Did the Senate confirmation hearings reveal more about the Republicans than they did about the Supreme Court nominee?

Maybe wise Latinas really are smarter than white males, said John Nichols in The Nation. That’s certainly how it looked last week, as Republicans on the Senate Judiciary Committee tried to derail the confirmation of Sonia Sotomayor, President Obama’s first pick for the Supreme Court. One after another, conservative senators with dubious civil-rights records took turns berating Sotomayor for voicing the opinion, years ago, that a “wise Latina” would “more often than not” reach better judicial conclusions than a white male. But a serene, thoughtful Sotomayor refused to take the bait, and as the week wore on, the GOP had no choice but to “throw in the towel.”

She will be confirmed, said Jim Geraghty in National Review Online, but at a heavy cost to liberal Democrats. Republicans went easy on Sotomayor because she spent the week agreeing with them, disowning and rejecting every tenet of liberal judicial activism. Her own philosophy, she told the panel, was “simple: fidelity to the law,” explicitly disavowing the idea that her ethnicity and gender would shape her interpretation of the law.
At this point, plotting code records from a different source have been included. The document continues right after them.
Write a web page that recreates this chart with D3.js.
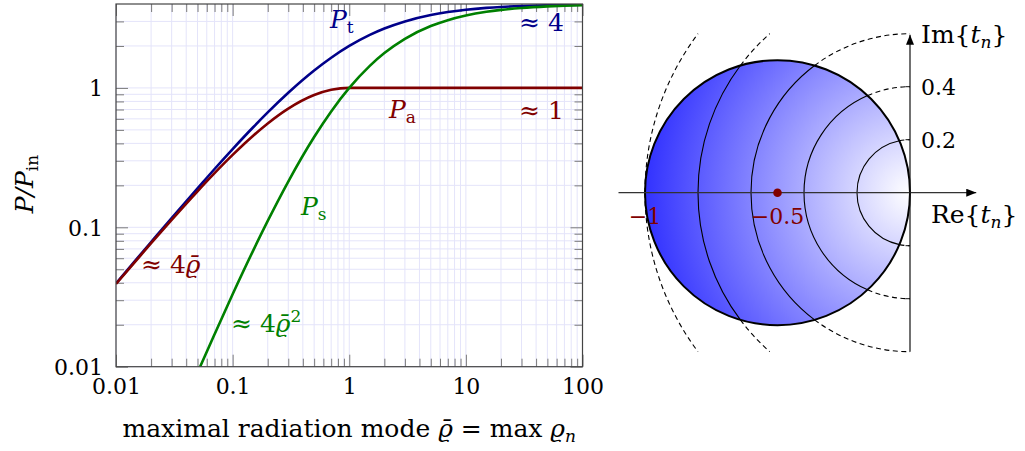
<!DOCTYPE html>
<html>
<head>
<meta charset="utf-8">
<script src="https://cdn.jsdelivr.net/npm/d3@7"></script>
<style>
  body { margin: 0; background: #fff; }
  svg { display: block; font-family: "DejaVu Serif", serif; }
</style>
</head>
<body>
<svg id="chart" width="1025" height="451"></svg>
<script>
'use strict'

// maximal radiation mode values (x) and the three power curves
const rhoValues = [0.01, 0.015, 0.02, 0.03, 0.05, 0.07, 0.1, 0.15, 0.2, 0.3, 0.5, 0.7, 1,
  1.5, 2, 3, 5, 7, 10, 15, 20, 30, 50, 70, 100]
const totalPower = [0.0396, 0.0591, 0.0784, 0.1165, 0.19, 0.262, 0.364, 0.522, 0.667, 0.923, 1.333, 1.647, 2.0,
  2.4, 2.667, 3.0, 3.333, 3.5, 3.636, 3.75, 3.81, 3.87, 3.92, 3.94, 3.96]
const absorbedPower = [0.0392, 0.0582, 0.0769, 0.1131, 0.1814, 0.2446, 0.3306, 0.4537, 0.5556, 0.7101, 0.8889, 0.9689, 1.0,
  1, 1, 1, 1, 1, 1, 1, 1, 1, 1, 1, 1]
const scatteredPower = [0.000392, 0.000873, 0.00154, 0.00339, 0.00907, 0.0171, 0.0331, 0.0681, 0.1111, 0.213, 0.4444, 0.6782, 1.0,
  1.44, 1.778, 2.25, 2.778, 3.0625, 3.306, 3.516, 3.628, 3.746, 3.845, 3.89, 3.92]

const xTicks = [0.01, 0.1, 1, 10, 100]
const xTickLabels = ['0.01', '0.1', '1', '10', '100']
const yTicks = [0.01, 0.1, 1]
const yTickLabels = ['0.01', '0.1', '1']

// right panel: contour radii |t_n| and imaginary axis ticks
const contourRadii = [0.2, 0.4, 0.6, 0.8, 1.0]
const imTicks = [-0.4, -0.2, 0.2, 0.4]
const imTickLabels = ['', '', '0.2', '0.4']
const reLabels = [{ value: -1, text: '\u22121' }, { value: -0.5, text: '\u22120.5' }]
const optimumPoint = [-0.5, 0]

const svg = d3.select('#chart')
const blue = '#00008a', red = '#800000', green = '#008000'
const gridColor = '#e4e4fa'
const fontSize = 25, numSize = 22, subSize = 17

// ---------- left panel ----------
const plot = { left: 116, right: 582.5, top: 4, bottom: 366.7 }
const x = d3.scaleLog().domain([0.01, 100]).range([plot.left, plot.right])
const y = d3.scaleLog().domain([0.01, 4]).range([plot.bottom, plot.top])

const minorX = []
for (let e = -2; e < 2; e++) for (let m = 2; m <= 9; m++) minorX.push(m * Math.pow(10, e))
const minorY = []
for (let e = -2; e < 1; e++) for (let m = 2; m <= 9; m++) {
  const v = m * Math.pow(10, e)
  if (v < 4) minorY.push(v)
}

const grid = svg.append('g')
grid.selectAll('.gx').data(minorX.concat(xTicks)).enter().append('line')
  .attr('x1', d => x(d)).attr('x2', d => x(d))
  .attr('y1', plot.top).attr('y2', plot.bottom)
  .attr('stroke', gridColor).attr('stroke-width', 1)
grid.selectAll('.gy').data(minorY.concat(yTicks)).enter().append('line')
  .attr('y1', d => y(d)).attr('y2', d => y(d))
  .attr('x1', plot.left).attr('x2', plot.right)
  .attr('stroke', gridColor).attr('stroke-width', 1)

// inward ticks on all four sides
function tickAxis(axis, size, values, transform, labels) {
  const g = svg.append('g')
    .attr('transform', transform)
    .call(axis.tickValues(values).tickSize(size).tickFormat((d, i) => labels ? labels[i] : ''))
  g.select('.domain').remove()
  g.selectAll('.tick line').attr('stroke', '#7a7a7a')
  g.selectAll('text').attr('font-size', numSize).attr('fill', '#000')
    .attr('font-family', '"DejaVu Serif", serif')
  return g
}
const gxb = tickAxis(d3.axisBottom(x), -12, xTicks, `translate(0,${plot.bottom})`, xTickLabels)
gxb.selectAll('text').attr('y', 12).attr('dy', '0.71em')
tickAxis(d3.axisBottom(x), -8, minorX, `translate(0,${plot.bottom})`)
tickAxis(d3.axisTop(x), -12, xTicks, `translate(0,${plot.top})`)
tickAxis(d3.axisTop(x), -8, minorX, `translate(0,${plot.top})`)
const gyl = tickAxis(d3.axisLeft(y), -12, yTicks, `translate(${plot.left},0)`, yTickLabels)
gyl.selectAll('text').attr('x', -13).attr('dy', '0.36em')
tickAxis(d3.axisLeft(y), -8, minorY, `translate(${plot.left},0)`)
tickAxis(d3.axisRight(y), -12, yTicks, `translate(${plot.right},0)`)
tickAxis(d3.axisRight(y), -8, minorY, `translate(${plot.right},0)`)

svg.append('defs').append('clipPath').attr('id', 'plotClip')
  .append('rect').attr('x', plot.left).attr('y', plot.top)
  .attr('width', plot.right - plot.left).attr('height', plot.bottom - plot.top)

const line = d3.line().x(d => x(d[0])).y(d => y(d[1])).curve(d3.curveMonotoneX)
const curves = [
  { values: totalPower, color: blue },
  { values: absorbedPower, color: red },
  { values: scatteredPower, color: green }
]
svg.append('g').attr('clip-path', 'url(#plotClip)')
  .selectAll('path').data(curves).enter().append('path')
  .attr('d', c => line(rhoValues.map((r, i) => [r, c.values[i]])))
  .attr('fill', 'none').attr('stroke', c => c.color).attr('stroke-width', 2.6)
  .attr('stroke-linejoin', 'round')

svg.append('rect')
  .attr('x', plot.left).attr('y', plot.top)
  .attr('width', plot.right - plot.left).attr('height', plot.bottom - plot.top)
  .attr('fill', 'none').attr('stroke', '#444').attr('stroke-width', 1.2)

// curve annotations
function powerLabel(px, py, sub, color) {
  const t = svg.append('text').attr('x', px).attr('y', py).attr('fill', color).attr('font-size', fontSize)
  t.append('tspan').attr('font-style', 'italic').text('P')
  t.append('tspan').attr('font-size', subSize).attr('dy', 5).text(sub)
}
powerLabel(330, 28, 't', blue)
powerLabel(389, 118, 'a', red)
powerLabel(301, 215, 's', green)

function approxLabel(px, py, txt, color, rho, sq) {
  const t = svg.append('text').attr('x', px).attr('y', py).attr('fill', color).attr('font-size', fontSize)
  t.append('tspan').text('\u2248 ' + txt)
  if (rho) t.append('tspan').attr('font-style', 'italic').text('\u03f1\u0304')
  if (sq) t.append('tspan').attr('font-size', subSize).attr('dy', -10).text('2')
}
approxLabel(519, 31, '4', blue)
approxLabel(519, 119, '1', red)
approxLabel(141, 273, '4', red, true)
approxLabel(231, 332, '4', green, true, true)

// axis titles
const xTitle = svg.append('text').attr('x', (plot.left + plot.right) / 2).attr('y', 437)
  .attr('text-anchor', 'middle').attr('font-size', fontSize)
xTitle.append('tspan').text('maximal radiation mode ')
xTitle.append('tspan').attr('font-style', 'italic').text('\u03f1\u0304')
xTitle.append('tspan').text(' = max ')
xTitle.append('tspan').attr('font-style', 'italic').text('\u03f1')
xTitle.append('tspan').attr('font-style', 'italic').attr('font-size', subSize).attr('dy', 5).text('n')

const yTitle = svg.append('text').attr('transform', 'translate(33,184) rotate(-90)')
  .attr('text-anchor', 'middle').attr('font-size', fontSize)
yTitle.append('tspan').attr('font-style', 'italic').text('P/P')
yTitle.append('tspan').attr('font-size', subSize).attr('dy', 5).text('in')

// ---------- right panel ----------
const re = d3.scaleLinear().domain([-1, 0]).range([645, 910])
const im = d3.scaleLinear().domain([-0.6, 0.6]).range([351.7, 33.7])
const unit = re(0) - re(-1)

const defs = svg.select('defs')
const grad = defs.append('radialGradient').attr('id', 'shade')
  .attr('gradientUnits', 'userSpaceOnUse')
  .attr('cx', re(0)).attr('cy', im(0)).attr('r', unit)
grad.append('stop').attr('offset', 0).attr('stop-color', '#ffffff')
grad.append('stop').attr('offset', 1).attr('stop-color', '#3232ff')

svg.append('circle')
  .attr('cx', re(-0.5)).attr('cy', im(0)).attr('r', re(0) - re(-0.5))
  .attr('fill', 'url(#shade)')

// contour circles |t| = r : solid inside the disk, dashed outside
const cx = re(0), cy = im(0)
contourRadii.forEach(r => {
  const R = r * unit
  const th0 = Math.acos(-r)
  const thMin = r > 0.6 ? Math.PI - Math.asin(0.6 / r) : Math.PI / 2
  if (th0 < Math.PI) {
    const p = d3.path()
    p.arc(cx, cy, R, th0, 2 * Math.PI - th0, false)
    svg.append('path').attr('d', p.toString()).attr('fill', 'none').attr('stroke', '#000').attr('stroke-width', 1.1)
  }
  const up = d3.path()
  up.arc(cx, cy, R, -th0, -thMin, false)
  const down = d3.path()
  down.arc(cx, cy, R, th0, thMin, true)
  ;[up, down].forEach(p => svg.append('path').attr('d', p.toString()).attr('fill', 'none')
    .attr('stroke', '#000').attr('stroke-width', 1.1).attr('stroke-dasharray', '5,3.5'))
})

svg.append('circle')
  .attr('cx', re(-0.5)).attr('cy', im(0)).attr('r', re(0) - re(-0.5))
  .attr('fill', 'none').attr('stroke', '#000').attr('stroke-width', 2)

// arrows
defs.append('marker').attr('id', 'arrow').attr('viewBox', '0 0 10 8')
  .attr('refX', 10).attr('refY', 4).attr('markerWidth', 10).attr('markerHeight', 8)
  .attr('markerUnits', 'userSpaceOnUse').attr('orient', 'auto')
  .append('path').attr('d', 'M0,0 L10,4 L0,8 Z').attr('fill', '#000')

svg.append('line')
  .attr('x1', re(-1.1)).attr('x2', re(0.25)).attr('y1', im(0)).attr('y2', im(0))
  .attr('stroke', '#333').attr('stroke-width', 1.3).attr('marker-end', 'url(#arrow)')
svg.append('line')
  .attr('x1', re(0)).attr('x2', re(0)).attr('y1', im(-0.6)).attr('y2', im(0.6) + 1)
  .attr('stroke', '#111').attr('stroke-width', 1.2).attr('marker-end', 'url(#arrow)')

svg.selectAll('.imtick').data(imTicks).enter().append('line')
  .attr('x1', re(0) - 4.5).attr('x2', re(0))
  .attr('y1', d => im(d)).attr('y2', d => im(d))
  .attr('stroke', '#111').attr('stroke-width', 1)
svg.selectAll('.imlabel').data(imTicks).enter().append('text')
  .attr('x', re(0) + 11).attr('y', d => im(d)).attr('dy', '0.36em')
  .attr('font-size', numSize).text((d, i) => imTickLabels[i])

svg.selectAll('.relabel').data(reLabels).enter().append('text')
  .attr('x', d => re(d.value)).attr('y', im(0) + 31)
  .attr('text-anchor', 'middle').attr('font-size', numSize).attr('fill', red)
  .text(d => d.text)

svg.append('circle').attr('cx', re(optimumPoint[0])).attr('cy', im(optimumPoint[1]))
  .attr('r', 4.3).attr('fill', red)

function complexLabel(px, py, part) {
  const t = svg.append('text').attr('x', px).attr('y', py).attr('font-size', fontSize)
  t.append('tspan').text(part + '{')
  t.append('tspan').attr('font-style', 'italic').text('t')
  t.append('tspan').attr('font-style', 'italic').attr('font-size', subSize).attr('dy', 5).text('n')
  t.append('tspan').attr('dy', -5).text('}')
}
complexLabel(921, 43, 'Im')
complexLabel(931, 223, 'Re')
</script>
</body>
</html>
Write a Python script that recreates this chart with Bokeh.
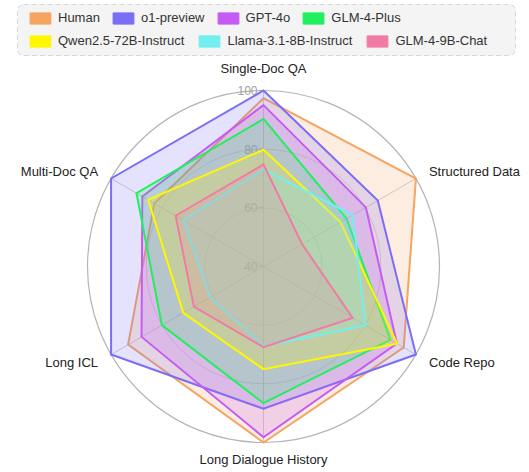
import math
from bokeh.plotting import figure
from bokeh.models import Range1d, Legend, LegendItem, BoxAnnotation
from bokeh.embed import file_html
from bokeh.resources import INLINE

# ---------------- data ----------------
categories = ["Single-Doc QA", "Structured Data", "Code Repo",
              "Long Dialogue History", "Long ICL", "Multi-Doc QA"]
models = ["Human", "o1-preview", "GPT-4o", "GLM-4-Plus",
          "Qwen2.5-72B-Instruct", "Llama-3.1-8B-Instruct", "GLM-4-9B-Chat"]
human = [97.4, 100, 95.2, 100, 93.3, 83]
o1_preview = [100, 85, 100, 88.5, 100, 100]
gpt_4o = [95, 80.3, 92.5, 98.2, 88, 87.7]
glm_4_plus = [90.3, 72.7, 90, 86.6, 80, 90]
qwen = [79.8, 70.3, 92.6, 75, 71.6, 85.4]
llama = [73.1, 75.1, 80.2, 67.2, 61, 71.6]
glm_4_9b = [74.8, 55.2, 75.1, 67.5, 67.4, 74.6]
series = [human, o1_preview, gpt_4o, glm_4_plus, qwen, llama, glm_4_9b]
colors = ["#F5A462", "#7B6EF6", "#C55BF5", "#20F060", "#FFF700", "#72EFEF", "#F07CA5"]
tick_values = [40, 60, 80, 100]
r_min, r_max = 40, 100

# ---------------- geometry ----------------
W, H = 527, 470
CX, CY = 263, 266                  # centre in canvas px
R = 176.0                          # radius of the 100 ring in px


def rad(v):
    return (v - r_min) / (r_max - r_min) * R


angles = [math.pi / 2 - i * math.pi / 3 for i in range(len(categories))]

p = figure(width=W, height=H, output_backend="svg", toolbar_location=None,
           x_axis_type=None, y_axis_type=None,
           x_range=Range1d(-CX, W - CX), y_range=Range1d(-(H - CY), CY),
           min_border=0, min_border_left=0, min_border_right=0,
           min_border_top=0, min_border_bottom=0)
p.outline_line_color = None
p.grid.visible = False
p.background_fill_color = "white"

# rings
for tv in tick_values[1:]:
    outer = tv == r_max
    p.circle(x=[0], y=[0], radius=rad(tv), fill_alpha=0,
             line_color="#B4B4B4" if outer else "#DADADA",
             line_width=1.2 if outer else 1)

# spokes
p.segment(x0=[0] * 6, y0=[0] * 6,
          x1=[R * math.cos(a) for a in angles],
          y1=[R * math.sin(a) for a in angles],
          line_color="#CFCFCF", line_width=1)

# radial tick labels
p.segment(x0=[-5] * len(tick_values), x1=[0] * len(tick_values),
          y0=[rad(t) for t in tick_values], y1=[rad(t) for t in tick_values],
          line_color="#AAAAAA", line_width=1)
p.text(x=[-6] * len(tick_values), y=[rad(t) for t in tick_values],
       text=[str(t) for t in tick_values], text_align="right",
       text_baseline="middle", text_color="#A0A0A0", text_font_size="12px",
       text_font={"value": "Liberation Sans"})

# series polygons
for vals, col in zip(series, colors):
    xs = [rad(v) * math.cos(a) for v, a in zip(vals, angles)]
    ys = [rad(v) * math.sin(a) for v, a in zip(vals, angles)]
    p.patch(x=xs + [xs[0]], y=ys + [ys[0]], fill_color=col, fill_alpha=0.2,
            line_color=col, line_width=2, line_join="miter")

# category labels
lab_x, lab_y, aligns, bases = [], [], [], []
for a in angles:
    c, s = math.cos(a), math.sin(a)
    if abs(c) < 1e-6:
        LR = R + (15 if s > 0 else 9)
        aligns.append("center")
        bases.append("bottom" if s > 0 else "top")
    else:
        LR = R + 15
        aligns.append("left" if c > 0 else "right")
        bases.append("middle")
    lab_x.append(LR * c)
    lab_y.append(LR * s)
p.text(x=lab_x, y=lab_y, text=categories, text_align=aligns,
       text_baseline=bases, text_color="#222222", text_font_size="13px",
       text_font={"value": "Liberation Sans"})

# legend frame
box = BoxAnnotation(left=17 - CX, right=515 - CX,
                    top=CY - 4, bottom=CY - 55,
                    fill_color="#F4F4F4", fill_alpha=1,
                    line_color="#8A8A8A", line_dash="5 3", line_width=1,
                    border_radius=6)
p.add_layout(box)

# legend swatch renderers (solid, zero-area so nothing shows in the plot)
sw = []
for col in colors:
    r = p.quad(left=[0], right=[0], top=[0], bottom=[0], fill_color=col,
               fill_alpha=1, line_color=col, line_alpha=1, line_width=1,
               border_radius=3)
    sw.append(r)

row1 = [LegendItem(label=models[i], renderers=[sw[i]]) for i in range(4)]
row2 = [LegendItem(label=models[i], renderers=[sw[i]]) for i in range(4, 7)]
for items, yb, sp in ((row1, H - 25, 10), (row2, H - 48, 12)):
    lg = Legend(items=items, orientation="horizontal", location=(27, yb),
                glyph_width=26, glyph_height=14, label_standoff=5, spacing=sp,
                padding=0, margin=0, border_line_alpha=0,
                background_fill_alpha=0, label_text_font="Liberation Sans",
                label_text_font_size="13px", label_text_color="#333333",
                label_height=15)
    p.add_layout(lg)

open("out.html", "w").write(file_html(p, INLINE))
No one “thinks she actually believed what she was saying,” said Terry Eastland in The Weekly Standard, but who cares? As a replacement for the liberal Justice David Souter, Sotomayor won’t alter the political balance of the court, and in her hearings she set a new, conservative standard that Obama’s future nominees will have to meet, or risk being rejected as “more extreme than Sotomayor.”

Republicans can congratulate themselves all they like, said Frank Rich in The New York Times, but in these hearings, they nailed shut their own coffins. Clearly chagrined that a Latina would soon be sitting on the Supreme Court, Sen. Jeff Sessions of Alabama and his colleagues framed virtually every question in terms of “race, ethnicity, and gender.” They lectured Sotomayor on the “proper role” of judges, suggested she was a bitch for the way she questioned male lawyers, and badgered her to promise she wouldn’t take away the white man’s rights. It would have been funny had it not been so absurd, said Kathleen Parker in The Washington Post. “Are we to infer that men of European descent are never unduly influenced by their own ethnicity, gender, or political preferences?” In the end, Sotomayor may have revealed little—but Republicans, unfortunately, revealed themselves as a party of grouchy holdouts from an era in which women and minorities knew their place.